>> BEGIN Given data

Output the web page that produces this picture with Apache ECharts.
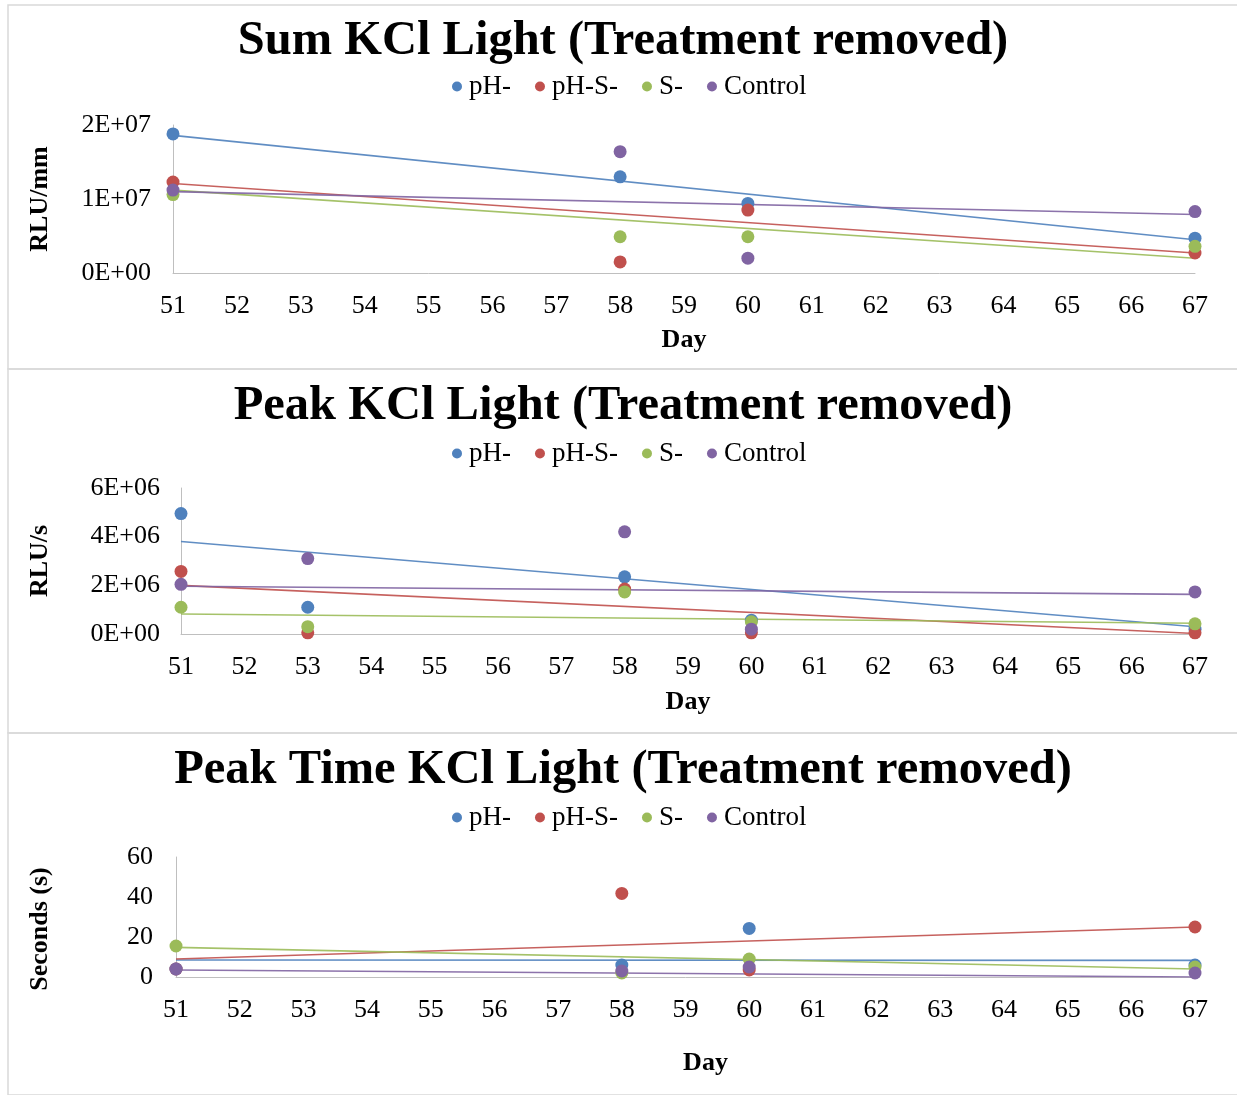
<!DOCTYPE html>
<html>
<head>
<meta charset="utf-8">
<script src="https://cdn.jsdelivr.net/npm/echarts@6/dist/echarts.min.js"></script>
<style>
html,body{margin:0;padding:0;background:#fff;}
#main{width:1237px;height:1095px;}
</style>
</head>
<body>
<div id="main"></div>
<script>
// ---- Data ----
const seriesNames = ['pH-', 'pH-S-', 'S-', 'Control'];
const colors = ['#4F81BD', '#C0504D', '#9BBB59', '#8064A2'];

// Chart 1: Sum KCl Light
const sumDays = [51, 58, 60, 67];
const sumPH   = [1.88e7, 1.30e7, 0.94e7, 0.47e7];
const sumPHS  = [1.23e7, 0.15e7, 0.85e7, 0.27e7];
const sumS    = [1.06e7, 0.49e7, 0.49e7, 0.36e7];
const sumCtrl = [1.12e7, 1.64e7, 0.20e7, 0.83e7];
const sumTrendDays = [51, 67];
const sumTrendPH   = [1.86e7, 0.45e7];
const sumTrendPHS  = [1.21e7, 0.27e7];
const sumTrendS    = [1.12e7, 0.20e7];
const sumTrendCtrl = [1.10e7, 0.79e7];
const sumTicks = ['0E+00', '1E+07', '2E+07'];

// Chart 2: Peak KCl Light
const peakDays = [51, 53, 58, 60, 67];
const peakPH   = [4.95e6, 1.10e6, 2.35e6, 0.57e6, 0.20e6];
const peakPHS  = [2.57e6, 0.05e6, 1.85e6, 0.05e6, 0.05e6];
const peakS    = [1.10e6, 0.30e6, 1.73e6, 0.50e6, 0.42e6];
const peakCtrl = [2.04e6, 3.10e6, 4.20e6, 0.20e6, 1.73e6];
const peakTrendDays = [51, 67];
const peakTrendPH   = [3.80e6, 0.30e6];
const peakTrendPHS  = [2.00e6, 0.02e6];
const peakTrendS    = [0.82e6, 0.44e6];
const peakTrendCtrl = [1.96e6, 1.63e6];
const peakTicks = ['0E+00', '2E+06', '4E+06', '6E+06'];

// Chart 3: Peak Time KCl Light
const timeDays = [51, 58, 60, 67];
const timePH   = [4, 6, 24.3, 6];
const timePHS  = [4, 41.8, 3.5, 25];
const timeS    = [15.5, 2, 9, 5];
const timeCtrl = [4, 3, 5, 2];
const timeTrendDays = [51, 67];
const timeTrendPH   = [8.5, 8.3];
const timeTrendPHS  = [9, 25];
const timeTrendS    = [14.8, 4];
const timeTrendCtrl = [3.5, 0];
const timeTicks = ['0', '20', '40', '60'];

const titles = [
  'Sum KCl Light (Treatment removed)',
  'Peak KCl Light (Treatment removed)',
  'Peak Time KCl Light (Treatment removed)'
];
const yNames = ['RLU/mm', 'RLU/s', 'Seconds (s)'];
const xName = 'Day';

// ---- Build option ----
const FONT = '"Liberation Serif", "Times New Roman", serif';
const zip = (xs, ys) => xs.map((x, i) => [x, ys[i]]);

const panels = [
  { days: sumDays, vals: [sumPH, sumPHS, sumS, sumCtrl], tdays: sumTrendDays,
    trends: [sumTrendPH, sumTrendPHS, sumTrendS, sumTrendCtrl], ticks: sumTicks,
    max: 2e7, interval: 1e7,
    grid: { left: 173, top: 125, width: 1022, height: 148 },
    titleTop: 12, legendTop: 68, yGap: 120, yPad: 0, xGap: 54, xPad: 0, ylMargin: 22 },
  { days: peakDays, vals: [peakPH, peakPHS, peakS, peakCtrl], tdays: peakTrendDays,
    trends: [peakTrendPH, peakTrendPHS, peakTrendS, peakTrendCtrl], ticks: peakTicks,
    max: 6e6, interval: 2e6,
    grid: { left: 181, top: 488, width: 1014, height: 146 },
    titleTop: 377, legendTop: 435, yGap: 128, yPad: 0, xGap: 55, xPad: 0, ylMargin: 21 },
  { days: timeDays, vals: [timePH, timePHS, timeS, timeCtrl], tdays: timeTrendDays,
    trends: [timeTrendPH, timeTrendPHS, timeTrendS, timeTrendCtrl], ticks: timeTicks,
    max: 60, interval: 20,
    grid: { left: 176, top: 857, width: 1019, height: 120 },
    titleTop: 741, legendTop: 799, yGap: 123, yPad: 24, xGap: 73, xPad: 40, ylMargin: 23 }
];

const option = {
  animation: false,
  backgroundColor: '#fff',
  title: [], legend: [], grid: [], xAxis: [], yAxis: [], series: [],
  graphic: [
    { type: 'rect', shape: { x: 8, y: 5, width: 1240, height: 364 }, style: { fill: 'none', stroke: '#d9d9d9', lineWidth: 1.5 }, z: -1 },
    { type: 'rect', shape: { x: 8, y: 369, width: 1240, height: 364 }, style: { fill: 'none', stroke: '#d9d9d9', lineWidth: 1.5 }, z: -1 },
    { type: 'rect', shape: { x: 8, y: 733, width: 1240, height: 362 }, style: { fill: 'none', stroke: '#d9d9d9', lineWidth: 1.5 }, z: -1 }
  ]
};

panels.forEach((p, gi) => {
  option.title.push({
    text: titles[gi], left: 618, textAlign: 'center', top: p.titleTop,
    textStyle: { fontFamily: FONT, fontWeight: 'bold', fontSize: 48.5, color: '#000' }
  });
  option.legend.push({
    data: seriesNames, left: 447, top: p.legendTop, icon: 'circle',
    itemWidth: 10, itemHeight: 10, itemGap: 24,
    textStyle: { fontFamily: FONT, fontSize: 27, color: '#000', padding: [0, 0, 0, 2] }
  });
  option.grid.push(Object.assign({ containLabel: false }, p.grid));
  option.xAxis.push({
    type: 'value', gridIndex: gi, min: 51, max: 67, interval: 1,
    name: xName, nameLocation: 'middle', nameGap: p.xGap,
    nameTextStyle: { fontFamily: FONT, fontWeight: 'bold', fontSize: 26, color: '#000', padding: [0, 0, 0, p.xPad] },
    axisLine: { show: true, lineStyle: { color: '#bfbfbf', width: 1 } },
    axisTick: { show: false }, splitLine: { show: false },
    axisLabel: { margin: 20, fontFamily: FONT, fontSize: 26, color: '#000' }
  });
  const ticks = p.ticks, iv = p.interval;
  option.yAxis.push({
    type: 'value', gridIndex: gi, min: 0, max: p.max, interval: iv,
    name: yNames[gi], nameLocation: 'middle', nameGap: p.yGap, nameRotate: 90,
    nameTextStyle: { fontFamily: FONT, fontWeight: 'bold', fontSize: 26, color: '#000', padding: [0, p.yPad, 0, 0] },
    axisLine: { show: true, lineStyle: { color: '#bfbfbf', width: 1 } },
    axisTick: { show: false }, splitLine: { show: false },
    axisLabel: { margin: p.ylMargin, fontFamily: FONT, fontSize: 26, color: '#000',
      formatter: v => ticks[Math.round(v / iv)] }
  });
  seriesNames.forEach((nm, si) => {
    option.series.push({
      type: 'line', name: nm + ' trend', xAxisIndex: gi, yAxisIndex: gi,
      data: zip(p.tdays, p.trends[si]), showSymbol: false, symbol: 'none',
      lineStyle: { color: colors[si], width: 1.6, opacity: 0.9 }, z: 2, silent: true
    });
  });
  seriesNames.forEach((nm, si) => {
    option.series.push({
      type: 'scatter', name: nm, xAxisIndex: gi, yAxisIndex: gi,
      data: zip(p.days, p.vals[si]), symbol: 'circle', symbolSize: 13,
      itemStyle: { color: colors[si], opacity: 1 }, z: 3
    });
  });
});

const chart = echarts.init(document.getElementById('main'), null, { renderer: 'canvas' });
chart.setOption(option);
</script>
</body>
</html>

>> END Given data

Please write out all the data again word for word, but not the pictures.

**Right answer:**
Output the web page that produces this picture with Apache ECharts.
<!DOCTYPE html>
<html>
<head>
<meta charset="utf-8">
<script src="https://cdn.jsdelivr.net/npm/echarts@6/dist/echarts.min.js"></script>
<style>
html,body{margin:0;padding:0;background:#fff;}
#main{width:1237px;height:1095px;}
</style>
</head>
<body>
<div id="main"></div>
<script>
// ---- Data ----
const seriesNames = ['pH-', 'pH-S-', 'S-', 'Control'];
const colors = ['#4F81BD', '#C0504D', '#9BBB59', '#8064A2'];

// Chart 1: Sum KCl Light
const sumDays = [51, 58, 60, 67];
const sumPH   = [1.88e7, 1.30e7, 0.94e7, 0.47e7];
const sumPHS  = [1.23e7, 0.15e7, 0.85e7, 0.27e7];
const sumS    = [1.06e7, 0.49e7, 0.49e7, 0.36e7];
const sumCtrl = [1.12e7, 1.64e7, 0.20e7, 0.83e7];
const sumTrendDays = [51, 67];
const sumTrendPH   = [1.86e7, 0.45e7];
const sumTrendPHS  = [1.21e7, 0.27e7];
const sumTrendS    = [1.12e7, 0.20e7];
const sumTrendCtrl = [1.10e7, 0.79e7];
const sumTicks = ['0E+00', '1E+07', '2E+07'];

// Chart 2: Peak KCl Light
const peakDays = [51, 53, 58, 60, 67];
const peakPH   = [4.95e6, 1.10e6, 2.35e6, 0.57e6, 0.20e6];
const peakPHS  = [2.57e6, 0.05e6, 1.85e6, 0.05e6, 0.05e6];
const peakS    = [1.10e6, 0.30e6, 1.73e6, 0.50e6, 0.42e6];
const peakCtrl = [2.04e6, 3.10e6, 4.20e6, 0.20e6, 1.73e6];
const peakTrendDays = [51, 67];
const peakTrendPH   = [3.80e6, 0.30e6];
const peakTrendPHS  = [2.00e6, 0.02e6];
const peakTrendS    = [0.82e6, 0.44e6];
const peakTrendCtrl = [1.96e6, 1.63e6];
const peakTicks = ['0E+00', '2E+06', '4E+06', '6E+06'];

// Chart 3: Peak Time KCl Light
const timeDays = [51, 58, 60, 67];
const timePH   = [4, 6, 24.3, 6];
const timePHS  = [4, 41.8, 3.5, 25];
const timeS    = [15.5, 2, 9, 5];
const timeCtrl = [4, 3, 5, 2];
const timeTrendDays = [51, 67];
const timeTrendPH   = [8.5, 8.3];
const timeTrendPHS  = [9, 25];
const timeTrendS    = [14.8, 4];
const timeTrendCtrl = [3.5, 0];
const timeTicks = ['0', '20', '40', '60'];

const titles = [
  'Sum KCl Light (Treatment removed)',
  'Peak KCl Light (Treatment removed)',
  'Peak Time KCl Light (Treatment removed)'
];
const yNames = ['RLU/mm', 'RLU/s', 'Seconds (s)'];
const xName = 'Day';

// ---- Build option ----
const FONT = '"Liberation Serif", "Times New Roman", serif';
const zip = (xs, ys) => xs.map((x, i) => [x, ys[i]]);

const panels = [
  { days: sumDays, vals: [sumPH, sumPHS, sumS, sumCtrl], tdays: sumTrendDays,
    trends: [sumTrendPH, sumTrendPHS, sumTrendS, sumTrendCtrl], ticks: sumTicks,
    max: 2e7, interval: 1e7,
    grid: { left: 173, top: 125, width: 1022, height: 148 },
    titleTop: 12, legendTop: 68, yGap: 120, yPad: 0, xGap: 54, xPad: 0, ylMargin: 22 },
  { days: peakDays, vals: [peakPH, peakPHS, peakS, peakCtrl], tdays: peakTrendDays,
    trends: [peakTrendPH, peakTrendPHS, peakTrendS, peakTrendCtrl], ticks: peakTicks,
    max: 6e6, interval: 2e6,
    grid: { left: 181, top: 488, width: 1014, height: 146 },
    titleTop: 377, legendTop: 435, yGap: 128, yPad: 0, xGap: 55, xPad: 0, ylMargin: 21 },
  { days: timeDays, vals: [timePH, timePHS, timeS, timeCtrl], tdays: timeTrendDays,
    trends: [timeTrendPH, timeTrendPHS, timeTrendS, timeTrendCtrl], ticks: timeTicks,
    max: 60, interval: 20,
    grid: { left: 176, top: 857, width: 1019, height: 120 },
    titleTop: 741, legendTop: 799, yGap: 123, yPad: 24, xGap: 73, xPad: 40, ylMargin: 23 }
];

const option = {
  animation: false,
  backgroundColor: '#fff',
  title: [], legend: [], grid: [], xAxis: [], yAxis: [], series: [],
  graphic: [
    { type: 'rect', shape: { x: 8, y: 5, width: 1240, height: 364 }, style: { fill: 'none', stroke: '#d9d9d9', lineWidth: 1.5 }, z: -1 },
    { type: 'rect', shape: { x: 8, y: 369, width: 1240, height: 364 }, style: { fill: 'none', stroke: '#d9d9d9', lineWidth: 1.5 }, z: -1 },
    { type: 'rect', shape: { x: 8, y: 733, width: 1240, height: 362 }, style: { fill: 'none', stroke: '#d9d9d9', lineWidth: 1.5 }, z: -1 }
  ]
};

panels.forEach((p, gi) => {
  option.title.push({
    text: titles[gi], left: 618, textAlign: 'center', top: p.titleTop,
    textStyle: { fontFamily: FONT, fontWeight: 'bold', fontSize: 48.5, color: '#000' }
  });
  option.legend.push({
    data: seriesNames, left: 447, top: p.legendTop, icon: 'circle',
    itemWidth: 10, itemHeight: 10, itemGap: 24,
    textStyle: { fontFamily: FONT, fontSize: 27, color: '#000', padding: [0, 0, 0, 2] }
  });
  option.grid.push(Object.assign({ containLabel: false }, p.grid));
  option.xAxis.push({
    type: 'value', gridIndex: gi, min: 51, max: 67, interval: 1,
    name: xName, nameLocation: 'middle', nameGap: p.xGap,
    nameTextStyle: { fontFamily: FONT, fontWeight: 'bold', fontSize: 26, color: '#000', padding: [0, 0, 0, p.xPad] },
    axisLine: { show: true, lineStyle: { color: '#bfbfbf', width: 1 } },
    axisTick: { show: false }, splitLine: { show: false },
    axisLabel: { margin: 20, fontFamily: FONT, fontSize: 26, color: '#000' }
  });
  const ticks = p.ticks, iv = p.interval;
  option.yAxis.push({
    type: 'value', gridIndex: gi, min: 0, max: p.max, interval: iv,
    name: yNames[gi], nameLocation: 'middle', nameGap: p.yGap, nameRotate: 90,
    nameTextStyle: { fontFamily: FONT, fontWeight: 'bold', fontSize: 26, color: '#000', padding: [0, p.yPad, 0, 0] },
    axisLine: { show: true, lineStyle: { color: '#bfbfbf', width: 1 } },
    axisTick: { show: false }, splitLine: { show: false },
    axisLabel: { margin: p.ylMargin, fontFamily: FONT, fontSize: 26, color: '#000',
      formatter: v => ticks[Math.round(v / iv)] }
  });
  seriesNames.forEach((nm, si) => {
    option.series.push({
      type: 'line', name: nm + ' trend', xAxisIndex: gi, yAxisIndex: gi,
      data: zip(p.tdays, p.trends[si]), showSymbol: false, symbol: 'none',
      lineStyle: { color: colors[si], width: 1.6, opacity: 0.9 }, z: 2, silent: true
    });
  });
  seriesNames.forEach((nm, si) => {
    option.series.push({
      type: 'scatter', name: nm, xAxisIndex: gi, yAxisIndex: gi,
      data: zip(p.days, p.vals[si]), symbol: 'circle', symbolSize: 13,
      itemStyle: { color: colors[si], opacity: 1 }, z: 3
    });
  });
});

const chart = echarts.init(document.getElementById('main'), null, { renderer: 'canvas' });
chart.setOption(option);
</script>
</body>
</html>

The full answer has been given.